As disclosed in the Brazilian patent application BR 10 2013 004382-6 of the same applicant, gains in energy efficiency, in improved drivability and in the reduction of pollutant emission may be achieved by a thermal management system for the feeding of fuel in an internal combustion engine, which is capable to maintain the fuel at a temperature more adequate to combustion upon being fed to the engine. The thermal management system includes a heat exchanger which uses, as a heat source, the thermal energy dissipated by the engine, without requiring extra generation of energy.
One of the means to dissipate thermal energy is the vehicle radiator, which comprises a heat exchanger for cooling the engine, avoiding its overheating, by the thermal exchange of the engine and components thereof to the atmosphere, through the radiator of the vehicle and using water as an intermediate fluid.
However, the heat transmitted from the engine to the water of the radiator is a lost and even undesirable energy, since if said heat stays stored in the water, the latter loses efficiency as a thermal exchange fluid. The cooler the water of the radiator, the higher the amount of heat the water is capable to absorb from the engine, in a shorter time interval.
Another known means for dissipating the thermal energy of the engine is the lubricant oil itself which, besides lubricating the movable parts of the engine, allows the heat generated by the latter to be conducted to the outside of the engine and dissipated in the atmosphere. Some parts of the engine, such as the crankshaft, bearings, camshaft, rods and pistons, can be cooled only by the lubricant oil of the engine. When overheated, the oil loses its viscosity, is susceptible to deteriorations and consequently, loses its expected lubricating properties, as well as the capacity to cool the internal parts of the engine, impairing the proper operation of the engine components, causing severe damages or even loss of the vehicle engine.

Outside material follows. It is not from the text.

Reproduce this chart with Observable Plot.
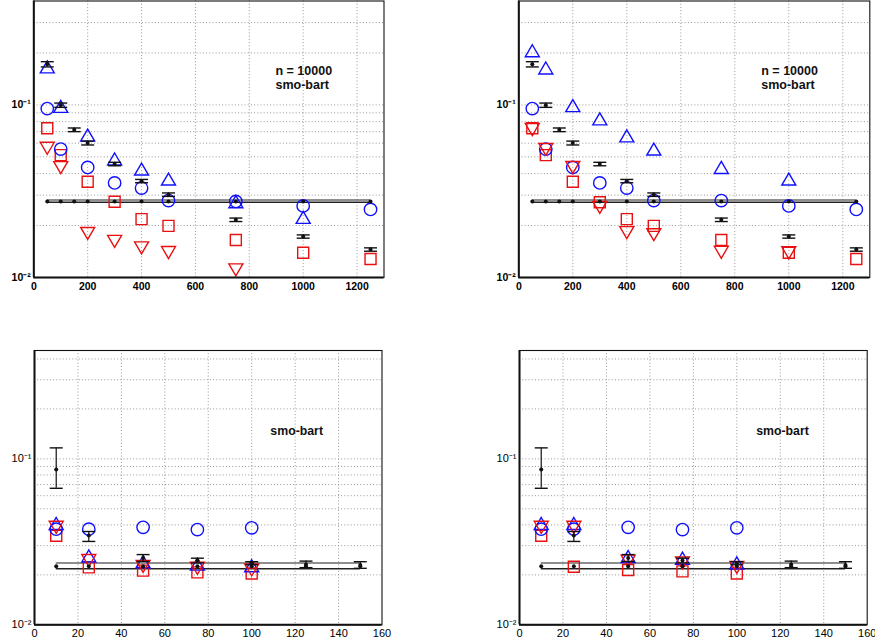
<!DOCTYPE html>
<html><head><meta charset="utf-8">
<script src="https://cdn.jsdelivr.net/npm/d3@7"></script>
<script src="https://cdn.jsdelivr.net/npm/@observablehq/plot@0.6"></script>
<style>
body{margin:0;background:#fff;}
#chart{position:relative;width:875px;height:644px;overflow:hidden;background:#fff;}
#chart svg{position:absolute;overflow:visible;}
</style></head><body><div id="chart"></div>
<script>
// ---------- data: top panels ----------
const topErrX    = [50, 100, 150, 200, 300, 400, 500, 750, 1000, 1250];
const topErrMean = [0.172, 0.0996, 0.0717, 0.0601, 0.0454, 0.0362, 0.0302, 0.0216, 0.01726, 0.01452];
const topErrHi   = [0.178, 0.1025, 0.0735, 0.0617, 0.0465, 0.0370, 0.0309, 0.0221, 0.01765, 0.01485];
const topErrLo   = [0.166, 0.0968, 0.0700, 0.0586, 0.0444, 0.0354, 0.0295, 0.0211, 0.01690, 0.01420];
const topRefMean = 0.0276, topRefHi = 0.0281, topRefLo = 0.0273;
const topMarkX   = [50, 100, 200, 300, 400, 500, 750, 1000, 1250];
const tlTriUp    = [0.166, 0.098, 0.0668, 0.0486, 0.0425, 0.0372, 0.0275, 0.0223, null];
const tlCircle   = [0.0952, 0.0555, 0.0434, 0.0353, 0.0330, 0.0279, 0.0276, 0.0260, 0.0248];
const tlSquare   = [0.0733, 0.0512, 0.0359, 0.0275, 0.0218, 0.0199, 0.0165, 0.0139, 0.0128];
const tlTriDown  = [0.0561, 0.0433, 0.0180, 0.0162, 0.01485, 0.01395, 0.01107, null, null];
const trTriUp    = [0.206, 0.1636, 0.099, 0.083, 0.0662, 0.0555, 0.0434, 0.0372, null];
const trCircle   = [0.0952, 0.0555, 0.0434, 0.0353, 0.0330, 0.0279, 0.0279, 0.0260, 0.0248];
const trSquare   = [0.0733, 0.0512, 0.0359, 0.0273, 0.0218, 0.0199, 0.0165, 0.0139, 0.0128];
const trTriDown  = [0.072, 0.0552, 0.0434, 0.0255, 0.0182, 0.0177, 0.0140, 0.0139, null];
// ---------- data: bottom panels ----------
const botErrX    = [10, 25, 50, 75, 100, 125, 150];
const botErrMean = [0.0862, 0.0345, 0.0253, 0.0244, 0.0235, 0.0231, 0.0229];
const botErrHi   = [0.1165, 0.0365, 0.0265, 0.0252, 0.0240, 0.0242, 0.0240];
const botErrLo   = [0.0665, 0.0318, 0.0241, 0.0236, 0.0230, 0.0221, 0.0219];
const botRefMean = 0.0225, botRefHi = 0.0236, botRefLo = 0.02175;
const botMarkX   = [10, 25, 50, 75, 100];
const blTriUp    = [0.0408, 0.0260, 0.0240, 0.0232, 0.0227];
const blCircle   = [0.0377, 0.0377, 0.0387, 0.0375, 0.0384];
const blSquare   = [0.0344, 0.0222, 0.0212, 0.0207, 0.0204];
const blTriDown  = [0.0387, 0.0244, 0.0225, 0.0219, 0.0214];
const brTriUp    = [0.0408, 0.0408, 0.0258, 0.0252, 0.0236];
const brCircle   = [0.0377, 0.0377, 0.0387, 0.0375, 0.0384];
const brSquare   = [0.0344, 0.0224, 0.0214, 0.0210, 0.0204];
const brTriDown  = [0.0387, 0.0387, 0.0242, 0.0236, 0.0222];
// ---------- ticks / labels ----------
const topXTicks = [0, 200, 400, 600, 800, 1000, 1200];
const botXTicks = [0, 20, 40, 60, 80, 100, 120, 140, 160];
const yTicks = [0.01, 0.1];
const yTickLabels = ["10\u207B\u00B2", "10\u207B\u00B9"];
const yGrid = [0.02, 0.03, 0.04, 0.05, 0.06, 0.07, 0.08, 0.09, 0.1, 0.2, 0.3, 0.4];
const topNote = ["n = 10000", "smo-bart"];
const botNote = ["smo-bart"];

// ---------- symbols ----------
const symTriUp = {draw(c){c.moveTo(0,-6);c.lineTo(7,6);c.lineTo(-7,6);c.closePath();}};
const symTriDown = {draw(c){c.moveTo(0,6);c.lineTo(7,-6);c.lineTo(-7,-6);c.closePath();}};
const symSquare = {draw(c){c.rect(-5.5,-5.5,11,11);}};
const symCircle = {draw(c){c.moveTo(6.2,0);c.arc(0,0,6.2,0,2*Math.PI);}};
const symCap = {draw(c){c.moveTo(-6.5,0);c.lineTo(6.5,0);}};

const BLUE = "#1010ff", RED = "#e81010";
const rows = (xs, ys) => xs.map((x, i) => ({x, y: ys[i]})).filter(d => d.y != null);

function panel(o) {
  const err = o.errX.map((x, i) => ({x, mean: o.errMean[i], hi: o.errHi[i], lo: o.errLo[i]}));
  const x0 = o.errX[0], x1 = o.errX[o.errX.length - 1];
  const gridX = o.xTicks.filter(v => v > o.xDomain[0] && v < o.xDomain[1]);
  const noteRows = o.notes.map((t, i) => ({t, y: o.noteY[i]}));
  const svg = Plot.plot({
    width: o.width, height: o.height,
    marginLeft: o.ml, marginRight: o.mr, marginTop: o.mt, marginBottom: o.mb,
    style: {fontFamily: "'Liberation Sans', Arial, Helvetica, sans-serif", fontSize: o.fs + "px",
            fontWeight: o.bold ? "bold" : "normal", background: "transparent", overflow: "visible"},
    x: {domain: o.xDomain, ticks: o.xTicks, tickFormat: d => String(d), tickSize: 0, tickPadding: o.xPad, label: null},
    y: {type: "log", domain: [0.01, o.yMax], ticks: yTicks, tickFormat: d => yTickLabels[yTicks.indexOf(d)],
        tickSize: 0, tickPadding: 3, label: null},
    marks: [
      Plot.ruleY(yGrid.filter(v => v < o.yMax), {stroke: "#8c8c8c", strokeWidth: 0.9, strokeDasharray: "1,2.2"}),
      Plot.ruleX(gridX, {stroke: "#8c8c8c", strokeWidth: 0.9, strokeDasharray: "1,2.2"}),
      // reference band
      Plot.ruleY([{y: o.refHi}], {y: "y", x1: () => x0, x2: () => x1, stroke: "#6a6a6a", strokeWidth: 1.6}),
      Plot.ruleY([{y: o.refLo}], {y: "y", x1: () => x0, x2: () => x1, stroke: "#222", strokeWidth: 1.6}),
      // markers
      Plot.dot(rows(o.markX, o.square), {x: "x", y: "y", symbol: symSquare, fill: "none", stroke: RED, strokeWidth: 1.4}),
      Plot.dot(rows(o.markX, o.circle), {x: "x", y: "y", symbol: symCircle, fill: "none", stroke: BLUE, strokeWidth: 1.4}),
      Plot.dot(rows(o.markX, o.triUp), {x: "x", y: "y", symbol: symTriUp, fill: "none", stroke: BLUE, strokeWidth: 1.4}),
      Plot.dot(rows(o.markX, o.triDown), {x: "x", y: "y", symbol: symTriDown, fill: "none", stroke: RED, strokeWidth: 1.4}),
      // reference dots
      Plot.dot(o.errX.map(x => ({x, y: o.refMean})), {x: "x", y: "y", r: 2, fill: "#111", stroke: "none"}),
      // error bars
      Plot.ruleX(err, {x: "x", y1: "lo", y2: "hi", stroke: "#111", strokeWidth: 1.2}),
      Plot.dot(err, {x: "x", y: "hi", symbol: symCap, stroke: "#111", strokeWidth: 1.4}),
      Plot.dot(err, {x: "x", y: "lo", symbol: symCap, stroke: "#111", strokeWidth: 1.4}),
      Plot.dot(err, {x: "x", y: "mean", r: 2, fill: "#111", stroke: "none"}),
      // annotation
      Plot.text(noteRows, {x: () => o.noteX, y: "y", text: "t", textAnchor: "start", fontWeight: "bold",
                           fontSize: o.noteFs, fill: "#111"}),
      // frame
      Plot.frame({stroke: "#111", strokeWidth: 1.1}),
      Plot.ruleX([o.xDomain[0]], {stroke: "#111", strokeWidth: 2}),
      Plot.ruleY([0.01], {stroke: "#111", strokeWidth: 2})
    ]
  });
  svg.style.left = o.left + "px";
  svg.style.top = o.top + "px";
  document.getElementById("chart").appendChild(svg);
}

const topCommon = {top: 0, height: 300, mt: 0.5, mb: 23, xDomain: [0, 1300], xTicks: topXTicks, yMax: 0.4,
  errX: topErrX, errMean: topErrMean, errHi: topErrHi, errLo: topErrLo,
  refMean: topRefMean, refHi: topRefHi, refLo: topRefLo, markX: topMarkX,
  notes: topNote, noteY: [0.1582, 0.1308], noteFs: 12.5, fs: 10.5, bold: true, xPad: 5};
const botCommon = {top: 330, height: 314, mt: 20, mb: 19.7, xDomain: [0, 160], xTicks: botXTicks, yMax: 0.45,
  errX: botErrX, errMean: botErrMean, errHi: botErrHi, errLo: botErrLo,
  refMean: botRefMean, refHi: botRefHi, refLo: botRefLo, markX: botMarkX,
  notes: botNote, noteY: [0.148], noteFs: 12.3, fs: 11, bold: false, xPad: 4};

panel({...topCommon, left: 0, width: 437, ml: 33.3, mr: 53.5, noteX: 897,
  triUp: tlTriUp, circle: tlCircle, square: tlSquare, triDown: tlTriDown});
panel({...topCommon, left: 437, width: 438, ml: 81.3, mr: 5.7, noteX: 898,
  triUp: trTriUp, circle: trCircle, square: trSquare, triDown: trTriDown});
panel({...botCommon, left: 0, width: 437, ml: 34, mr: 55.5, noteX: 108.6,
  triUp: blTriUp, circle: blCircle, square: blSquare, triDown: blTriDown});
panel({...botCommon, left: 437, width: 438, ml: 82, mr: 8.3, noteX: 108.9,
  triUp: brTriUp, circle: brCircle, square: brSquare, triDown: brTriDown});
</script></body></html>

Some vehicles, particularly heavy vehicles, are provided with an oil radiator, which takes the form of a heat exchanger, usually of the plate type, provided between the block of the engine and the necessary oil filter, usually downstream the latter, or even incorporated, in a single block, to the oil filter, as it usually occurs in heavy vehicles, in order to operate as an enhancer for the thermal exchange between the lubricant oil and the water of the radiator. However, the oil radiators presently used do not carry out thermal exchange between the oil and the fuel.
Thus, as discussed in said prior patent application BR 10 2013 004382-6, in low temperature environments, in which the fuel has its temperature reduced to values inferiorly distant from the its flashpoint (“cold fuel”), there is a greater or lesser difficulty in burning the fuel fed to the engine, which difficulty is more intensified with the use of fuels having a high flashpoint.
It should also be noted that the typical pressure in the interior of a fuel distributor in vehicles 1.0 L, having indirect injection, is of about 4.2 bar, a condition in which the vaporization temperature of the fuel is higher than its vaporization temperature under atmospheric pressure. For vehicles having direct fuel injection, these values (pressure and vaporization temperature) are further increased.
It is also known that the increase in the fuel temperature facilitates achieving a fuel spray of micrometric droplets, which will burn more easily when in contact with the spark from the ignition coil in the combustion chamber, or when they are compressed at a certain pressure (diesel).
Although the thermal exchange carried out between the heat dissipated by the running engine and the fuel is sufficient, in principle, to adequately heat a somewhat “cold” fuel, this is not a working condition which presents an optimized thermo-energetic efficiency, for it allows the occurrence of engine faults, jolts, engine slow acceleration response and emission of pollutants due to a deficient fuel burning.
In “flex vehicles” (driven by ethanol and/or gasoline in any mixture proportion) it is known that the engine yield is not optimized. An effective heating system may promote optimized conditions upon taking the fuel (for example, ethanol or gasoline) to better burning conditions (by heating the fuel to temperatures closer to the vaporization point thereof) and to a consequent better yield of the engine.
As a function of the above, it was proposed, in the previous patent application BR 10 2013 004382-6, a fuel heating management system, to be maintained operating during the entire time the engine is running, aiming at obtaining high performance (energetic optimization) of the engine, better vehicle handling, with fast responses when pressing the accelerator pedal, with optimized torque and power and with lower pollutant emissions, not only in “flex” type vehicles (two or three fuels), but also in vehicles provided with an internal combustion engine running on any fuel, liquid or gaseous.
One of the solutions proposed in said prior patent application, specifically the one illustrated in FIG. 3, comprises a management system for the feeding of fuel which is capable to absorb, by means of a common heat exchanger, the desired thermal energy both from the cooling water flow and from the lubricating oil flow of the engine. However, said prior patent application does not limit the invention to one type of heat exchanger which may be applied to the thermal management system, in order to use, when necessary, the heat which is dissipated by the flows of cooling water and of lubricant oil which are heated in the interior of the engine and conducted to the water and oil radiators, respectively.